**BRIEF**
Output the material word for word. Leave each picture out.

———

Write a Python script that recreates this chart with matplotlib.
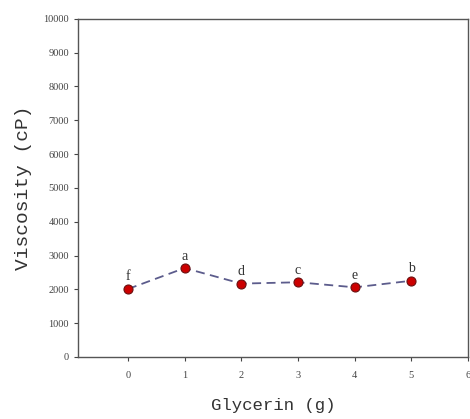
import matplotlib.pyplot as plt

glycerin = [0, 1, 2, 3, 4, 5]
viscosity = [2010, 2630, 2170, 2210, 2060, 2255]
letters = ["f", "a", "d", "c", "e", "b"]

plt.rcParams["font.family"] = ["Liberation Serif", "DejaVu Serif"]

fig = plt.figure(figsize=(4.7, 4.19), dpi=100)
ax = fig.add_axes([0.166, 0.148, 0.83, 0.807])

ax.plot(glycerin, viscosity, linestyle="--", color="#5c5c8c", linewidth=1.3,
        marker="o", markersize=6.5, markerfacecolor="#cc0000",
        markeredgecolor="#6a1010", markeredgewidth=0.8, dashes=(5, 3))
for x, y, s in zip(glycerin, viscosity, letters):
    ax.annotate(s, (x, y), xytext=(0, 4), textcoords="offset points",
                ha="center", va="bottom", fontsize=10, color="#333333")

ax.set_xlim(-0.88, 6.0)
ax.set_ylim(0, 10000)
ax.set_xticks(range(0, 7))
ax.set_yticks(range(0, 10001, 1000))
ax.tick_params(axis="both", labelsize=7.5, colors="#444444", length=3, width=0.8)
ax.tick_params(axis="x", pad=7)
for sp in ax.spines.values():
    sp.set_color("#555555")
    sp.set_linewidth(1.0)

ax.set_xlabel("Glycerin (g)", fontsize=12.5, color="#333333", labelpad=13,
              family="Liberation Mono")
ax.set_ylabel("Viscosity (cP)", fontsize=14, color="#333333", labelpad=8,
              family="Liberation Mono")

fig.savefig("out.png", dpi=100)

———

**RESULT OF THE TASK**
Write a Python script that recreates this chart with matplotlib.
import matplotlib.pyplot as plt

glycerin = [0, 1, 2, 3, 4, 5]
viscosity = [2010, 2630, 2170, 2210, 2060, 2255]
letters = ["f", "a", "d", "c", "e", "b"]

plt.rcParams["font.family"] = ["Liberation Serif", "DejaVu Serif"]

fig = plt.figure(figsize=(4.7, 4.19), dpi=100)
ax = fig.add_axes([0.166, 0.148, 0.83, 0.807])

ax.plot(glycerin, viscosity, linestyle="--", color="#5c5c8c", linewidth=1.3,
        marker="o", markersize=6.5, markerfacecolor="#cc0000",
        markeredgecolor="#6a1010", markeredgewidth=0.8, dashes=(5, 3))
for x, y, s in zip(glycerin, viscosity, letters):
    ax.annotate(s, (x, y), xytext=(0, 4), textcoords="offset points",
                ha="center", va="bottom", fontsize=10, color="#333333")

ax.set_xlim(-0.88, 6.0)
ax.set_ylim(0, 10000)
ax.set_xticks(range(0, 7))
ax.set_yticks(range(0, 10001, 1000))
ax.tick_params(axis="both", labelsize=7.5, colors="#444444", length=3, width=0.8)
ax.tick_params(axis="x", pad=7)
for sp in ax.spines.values():
    sp.set_color("#555555")
    sp.set_linewidth(1.0)

ax.set_xlabel("Glycerin (g)", fontsize=12.5, color="#333333", labelpad=13,
              family="Liberation Mono")
ax.set_ylabel("Viscosity (cP)", fontsize=14, color="#333333", labelpad=8,
              family="Liberation Mono")

fig.savefig("out.png", dpi=100)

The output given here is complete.